BUZZFLASH EDITOR'S BLOG
by Mark Karlin
Editor and Publisher
April 29, 2008
Nothing more profoundly and disturbingly symbolizes America's subtle racist double standard than George Stephanopoulos's question during the Philadelphia debate to Barack Obama: "Do you think Reverend Wright loves America as much as you do?"
We have all these right wing "God is destroying America because it has sinned" preachers running around with barely a question asked of the Republicans they back. Yes, Hagee, Robertson, the late Jerry Falwell, and countless other religious leaders of the fundamentalist cloth have delivered countless white versions of "God Damns America" statements. The only difference is that they don't "say it black" in black churches, and then see it looped endlessly around on FOX TV and other cable networks, not to say rerun again and again on talk radio.
The point that appears to be forgotten here is that Rev. Wright is not running for president. Barack Obama is.
As Wright takes a valedictory tour to take advantage of a national platform that has been offered to him by a media tinderbox filled with the kindling wood of race, the question remains as to why this is still front page news. Whether Wright is preaching the gospel and indignation to a media that can't get enough of this sidebar story because race sells only second to sex as far as spiking up ratings -- or whether he is just on an ego trip -- the point to ask is why this is a front page story at all.

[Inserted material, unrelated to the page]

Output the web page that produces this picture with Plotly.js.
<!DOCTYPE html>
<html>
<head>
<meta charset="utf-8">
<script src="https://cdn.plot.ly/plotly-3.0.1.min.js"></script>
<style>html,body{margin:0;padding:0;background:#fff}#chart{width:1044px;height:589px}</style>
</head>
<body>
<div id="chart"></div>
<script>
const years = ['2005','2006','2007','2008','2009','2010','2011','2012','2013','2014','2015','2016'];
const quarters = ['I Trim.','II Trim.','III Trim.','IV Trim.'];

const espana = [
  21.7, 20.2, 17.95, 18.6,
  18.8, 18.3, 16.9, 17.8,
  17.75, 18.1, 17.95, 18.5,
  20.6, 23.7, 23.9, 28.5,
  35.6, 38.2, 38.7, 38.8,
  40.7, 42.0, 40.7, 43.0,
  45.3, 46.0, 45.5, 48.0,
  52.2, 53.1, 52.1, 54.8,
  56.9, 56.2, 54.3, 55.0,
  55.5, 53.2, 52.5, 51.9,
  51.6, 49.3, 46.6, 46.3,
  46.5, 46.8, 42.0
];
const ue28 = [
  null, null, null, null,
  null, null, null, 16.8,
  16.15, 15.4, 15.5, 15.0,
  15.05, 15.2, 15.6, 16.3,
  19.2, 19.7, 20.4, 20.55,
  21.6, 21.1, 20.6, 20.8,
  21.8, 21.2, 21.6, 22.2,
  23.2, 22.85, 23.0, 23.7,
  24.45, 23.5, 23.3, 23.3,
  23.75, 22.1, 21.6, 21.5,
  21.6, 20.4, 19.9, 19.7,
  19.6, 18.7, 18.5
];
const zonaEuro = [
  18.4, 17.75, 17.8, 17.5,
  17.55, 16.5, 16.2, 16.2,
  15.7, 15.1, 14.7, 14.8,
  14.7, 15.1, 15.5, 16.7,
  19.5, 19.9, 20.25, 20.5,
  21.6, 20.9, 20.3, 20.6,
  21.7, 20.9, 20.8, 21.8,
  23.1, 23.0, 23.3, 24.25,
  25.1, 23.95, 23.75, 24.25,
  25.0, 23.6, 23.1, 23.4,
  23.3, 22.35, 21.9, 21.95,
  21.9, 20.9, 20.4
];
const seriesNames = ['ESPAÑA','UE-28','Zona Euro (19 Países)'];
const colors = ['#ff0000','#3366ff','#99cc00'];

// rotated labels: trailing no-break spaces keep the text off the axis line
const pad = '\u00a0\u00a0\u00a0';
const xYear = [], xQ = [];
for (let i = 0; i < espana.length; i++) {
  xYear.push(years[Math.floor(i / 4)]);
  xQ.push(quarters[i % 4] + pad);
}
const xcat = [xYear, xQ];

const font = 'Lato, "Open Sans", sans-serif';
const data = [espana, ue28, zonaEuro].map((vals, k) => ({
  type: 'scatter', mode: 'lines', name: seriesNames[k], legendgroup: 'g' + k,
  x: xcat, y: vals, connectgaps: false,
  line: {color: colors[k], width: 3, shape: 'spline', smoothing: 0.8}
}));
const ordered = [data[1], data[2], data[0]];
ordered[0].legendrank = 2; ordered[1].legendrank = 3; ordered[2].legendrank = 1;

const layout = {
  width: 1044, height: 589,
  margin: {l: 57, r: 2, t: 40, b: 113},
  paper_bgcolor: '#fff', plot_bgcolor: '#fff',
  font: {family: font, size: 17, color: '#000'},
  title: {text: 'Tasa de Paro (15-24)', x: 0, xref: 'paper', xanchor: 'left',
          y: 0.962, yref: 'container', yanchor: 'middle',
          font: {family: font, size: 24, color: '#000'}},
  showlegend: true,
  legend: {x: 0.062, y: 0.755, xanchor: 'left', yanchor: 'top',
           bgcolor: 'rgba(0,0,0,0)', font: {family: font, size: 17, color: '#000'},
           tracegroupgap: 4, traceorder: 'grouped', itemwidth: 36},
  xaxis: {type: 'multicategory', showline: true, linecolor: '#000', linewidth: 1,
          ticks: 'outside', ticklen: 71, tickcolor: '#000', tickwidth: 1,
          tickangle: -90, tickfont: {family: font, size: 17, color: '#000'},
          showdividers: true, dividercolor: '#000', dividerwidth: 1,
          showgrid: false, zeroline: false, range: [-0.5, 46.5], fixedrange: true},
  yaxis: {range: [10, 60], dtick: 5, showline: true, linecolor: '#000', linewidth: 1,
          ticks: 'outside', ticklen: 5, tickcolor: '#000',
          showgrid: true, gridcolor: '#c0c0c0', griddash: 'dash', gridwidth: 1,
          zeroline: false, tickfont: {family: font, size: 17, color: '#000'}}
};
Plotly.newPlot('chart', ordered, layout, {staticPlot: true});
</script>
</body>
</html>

The Washington Post, the New York Times, and most of the mainstream media have buried the lies, broken laws, torture, Iraq War malfeasance, incompetence, cronyism, etc., of the Bush Administration for the most part in the back pages of the newspapers (if printed at all) -- and generally kept it off of television news altogether; but it can't get enough of whether the former minister of a presidential candidate -- who served his nation in the Marines by the way -- "loves America."
Is this a joke?
No it's the "Made in America" racial double standard at work.

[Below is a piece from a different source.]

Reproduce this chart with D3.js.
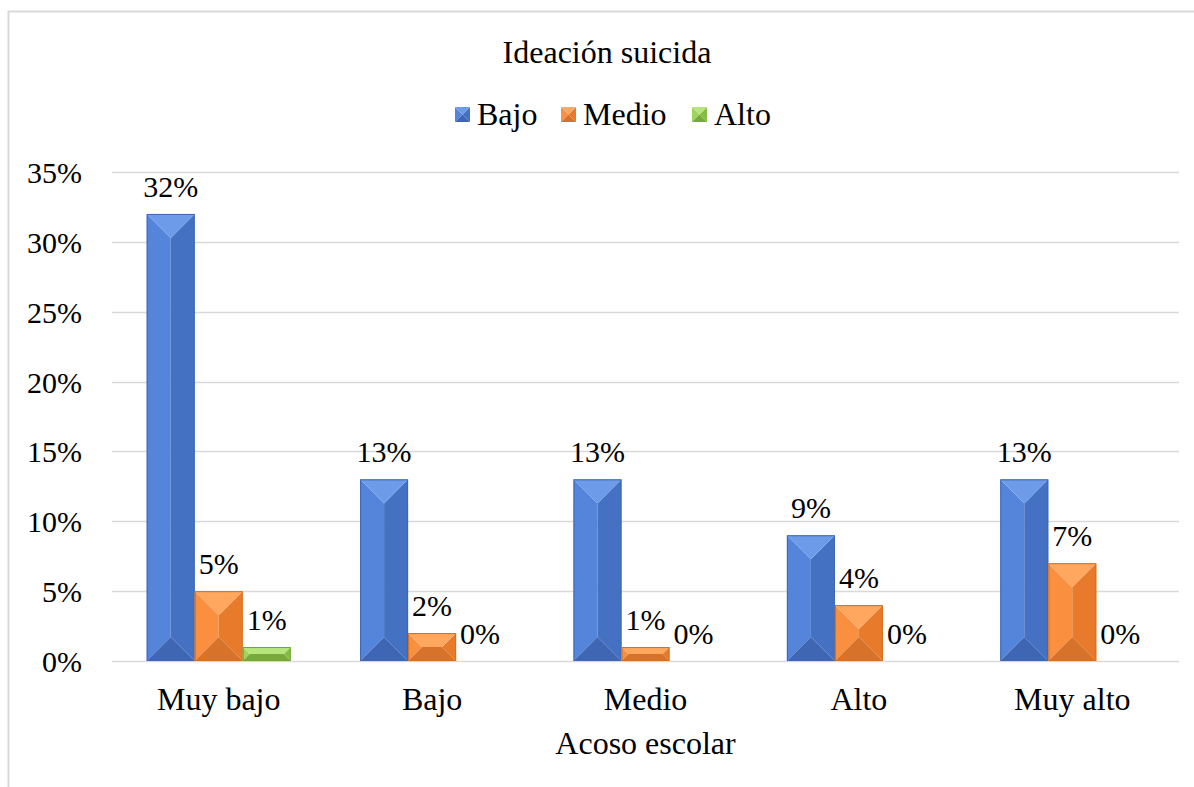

It's as racist as "nailing" Barack Obama for not wearing a flag pin, even though George and Charlie and Hillary weren't wearing flag pins at the Philadelphia debate -- and McCain is not asked why he frequently doesn't wear one. The double standard on the flag pin is so glaring that most Americans can't see it in front of their own eyes; one need only look at the television screen to see that Barack Obama is not the only candidate or television moderator not wearing the Bush Administration symbol of patriotism reduced to the size of a miniature piece of tin.

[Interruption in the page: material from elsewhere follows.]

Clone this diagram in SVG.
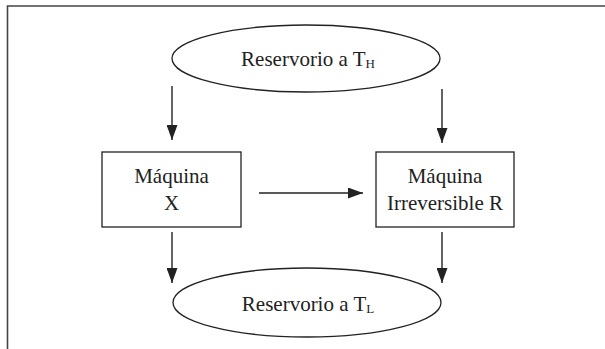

Yes, it's the old "black people have to prove themselves more than white people" thing rising to a full fever pitch. It's the media and America answering Barack Obama's challenge to confront our racist past during his dazzling speech in Philadelphia.
Unfortunately, the response by the media, other politicians in the race, and commentators has been, "not so fast, Barack -- we aren't finished with the racial double standard just yet."
We wish Rev. Wright a pleasant retirement, but we really don't know what his relevance is to the severe crises facing America. No white candidate, including Bush and McCain, has been so hammered about such an irrelevancy, considering the kooky religious figures that they have backing them.
That kind of scrutiny we reserve for a black man.
In case anyone needs to be reminded about the history of racial injustice in America, we encourage you to most appropriately watch and listen to the incomparable Nina Simone singing, "Mississippi Goddam."
It's been the goal of the Clinton campaign to prove that Obama can't transcend the reality of his being a black man in a nation that is still looking for a "Great White Hope."
The re-emergence of Rev. Wright as a national news story when we have Bush and Cheney preparing to possibly bomb Iran and Senator Clinton threatening to "obliterate" the same nation, not to mention a three trillion dollar debt, the destruction of our environment, the loss of jobs to overseas slave-labor nations, and the nearing of a tipping point in our dependency on oil -- well all this re-emphasizes that Clinton may be right: we are still stuck in the gutter of our baser instincts and anyone who wants to appeal to our better selves is in for a rude awakening."